What Is A Recession?

In economics, you want people to be buying things. If people are making things and others are buying them, the country is making money, and that’s great. If people aren’t buying things – for example because they’ve hoarded all the toilet paper they’ll ever need, or because their country has been put in lockdown, or because they’re too scared to go out to the shops – then the country faces an economic decline.

If you have two consecutive quarters where the country’s Gross Domestic Product (GDP) doesn’t go up, you’re officially in a recession. Seeing as Wall Street has seen its worst day in a decade this morning, it’s not looking great for the global economy.

So What Happens To Me?

A few things come along with a recession outside of stock market dives, and probably the biggest thing is a rise in unemployment. Jobs start to disappear, and sadly casual workers are generally the first to be laid off. 

One area that we really don’t know a lot about yet is how the gig economy will fare in a recession. On the one hand, if people are losing their jobs then there will probably be a massive rise in people doing jobs like driving for Uber. On the other hand, if people are losing their jobs, they aren’t going to be ordering Uber Eats every Friday.

Even if you do have a stable job, you might have your hours cut, and it’ll be way harder to get a pay rise.

If you’ve just graduated uni, it’ll likely be a lot harder to land a job after school.

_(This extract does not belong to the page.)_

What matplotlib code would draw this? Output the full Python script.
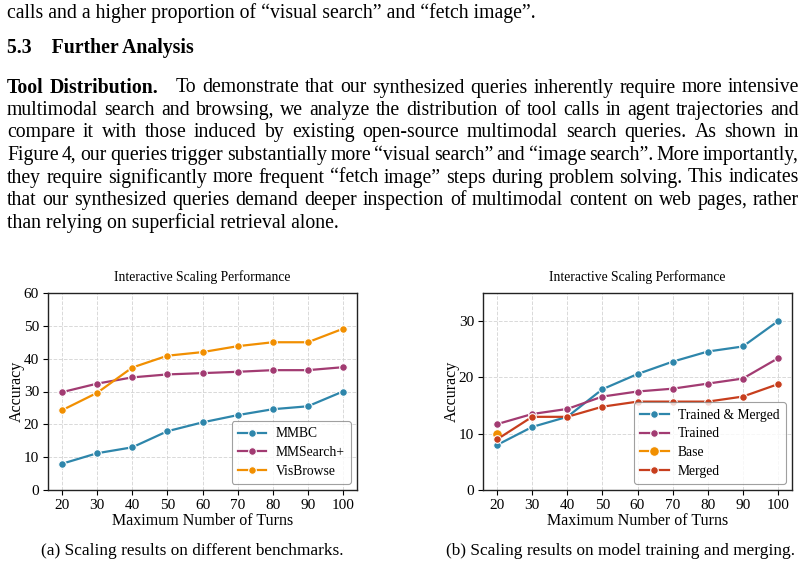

Again, if jobs are disappearing, there aren’t going to be many going around for graduates.

Are We All Going To Be Living In The Great Depression 2.0?

Thankfully no. A Depression is a severe, extended recession that lasts for a few years. We aren’t heading towards one of those, more likely a “short, sharp” global recession. The recession in 2008 lasted for 18 months and was considered a “once in a 50 or 100 year event” so it probably won’t be as bad as that.

It might really suck while it happens, but thankfully it won’t last forever.